**Task to carry out**:
Reproduce exactly the lines below, from the first through the one containing "const yearTicks = [2013,2015,2017,2019,2021,2023];", and nothing more.

**Material provided**:
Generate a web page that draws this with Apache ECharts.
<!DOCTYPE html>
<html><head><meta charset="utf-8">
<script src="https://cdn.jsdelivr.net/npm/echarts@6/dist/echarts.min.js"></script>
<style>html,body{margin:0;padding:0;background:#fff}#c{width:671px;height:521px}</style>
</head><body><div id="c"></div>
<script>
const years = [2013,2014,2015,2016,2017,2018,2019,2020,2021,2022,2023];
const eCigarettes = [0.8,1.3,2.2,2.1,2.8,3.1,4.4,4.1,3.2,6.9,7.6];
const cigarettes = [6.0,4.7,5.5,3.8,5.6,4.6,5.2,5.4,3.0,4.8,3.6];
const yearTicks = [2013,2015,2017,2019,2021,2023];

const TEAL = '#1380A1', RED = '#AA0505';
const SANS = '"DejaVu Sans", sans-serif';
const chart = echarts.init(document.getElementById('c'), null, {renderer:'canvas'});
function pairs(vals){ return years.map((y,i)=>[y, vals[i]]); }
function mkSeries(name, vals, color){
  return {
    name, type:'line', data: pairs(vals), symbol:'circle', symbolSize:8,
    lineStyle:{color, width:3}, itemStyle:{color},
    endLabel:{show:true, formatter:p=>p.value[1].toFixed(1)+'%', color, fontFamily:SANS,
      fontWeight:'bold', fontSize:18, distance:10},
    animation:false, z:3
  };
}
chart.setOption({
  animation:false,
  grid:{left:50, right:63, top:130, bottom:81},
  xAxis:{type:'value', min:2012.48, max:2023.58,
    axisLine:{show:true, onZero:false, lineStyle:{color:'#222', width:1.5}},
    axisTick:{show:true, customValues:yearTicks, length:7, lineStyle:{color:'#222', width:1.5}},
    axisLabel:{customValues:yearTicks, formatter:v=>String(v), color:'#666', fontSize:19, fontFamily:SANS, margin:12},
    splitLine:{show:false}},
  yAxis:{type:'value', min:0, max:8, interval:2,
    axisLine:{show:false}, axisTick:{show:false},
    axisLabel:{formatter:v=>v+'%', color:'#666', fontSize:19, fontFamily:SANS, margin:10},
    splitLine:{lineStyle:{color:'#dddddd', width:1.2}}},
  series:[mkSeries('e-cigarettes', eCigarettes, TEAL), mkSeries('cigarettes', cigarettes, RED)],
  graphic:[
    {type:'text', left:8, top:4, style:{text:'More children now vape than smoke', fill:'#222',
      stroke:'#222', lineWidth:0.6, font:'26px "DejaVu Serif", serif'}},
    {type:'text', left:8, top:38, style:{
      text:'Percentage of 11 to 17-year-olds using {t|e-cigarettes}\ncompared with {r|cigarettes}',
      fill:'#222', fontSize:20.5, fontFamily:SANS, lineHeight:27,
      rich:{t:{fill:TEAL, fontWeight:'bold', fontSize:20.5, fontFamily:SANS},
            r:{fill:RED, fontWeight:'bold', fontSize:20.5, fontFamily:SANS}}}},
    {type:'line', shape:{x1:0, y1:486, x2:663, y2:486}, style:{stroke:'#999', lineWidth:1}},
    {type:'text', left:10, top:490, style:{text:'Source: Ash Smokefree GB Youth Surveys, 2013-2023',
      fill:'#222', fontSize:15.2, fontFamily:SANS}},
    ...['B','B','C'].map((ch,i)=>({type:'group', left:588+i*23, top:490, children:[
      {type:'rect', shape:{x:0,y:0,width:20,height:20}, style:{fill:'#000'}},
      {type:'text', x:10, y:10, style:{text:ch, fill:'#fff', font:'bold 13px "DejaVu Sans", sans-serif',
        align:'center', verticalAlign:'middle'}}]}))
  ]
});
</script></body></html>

**The solution**:
Generate a web page that draws this with Apache ECharts.
<!DOCTYPE html>
<html><head><meta charset="utf-8">
<script src="https://cdn.jsdelivr.net/npm/echarts@6/dist/echarts.min.js"></script>
<style>html,body{margin:0;padding:0;background:#fff}#c{width:671px;height:521px}</style>
</head><body><div id="c"></div>
<script>
const years = [2013,2014,2015,2016,2017,2018,2019,2020,2021,2022,2023];
const eCigarettes = [0.8,1.3,2.2,2.1,2.8,3.1,4.4,4.1,3.2,6.9,7.6];
const cigarettes = [6.0,4.7,5.5,3.8,5.6,4.6,5.2,5.4,3.0,4.8,3.6];
const yearTicks = [2013,2015,2017,2019,2021,2023];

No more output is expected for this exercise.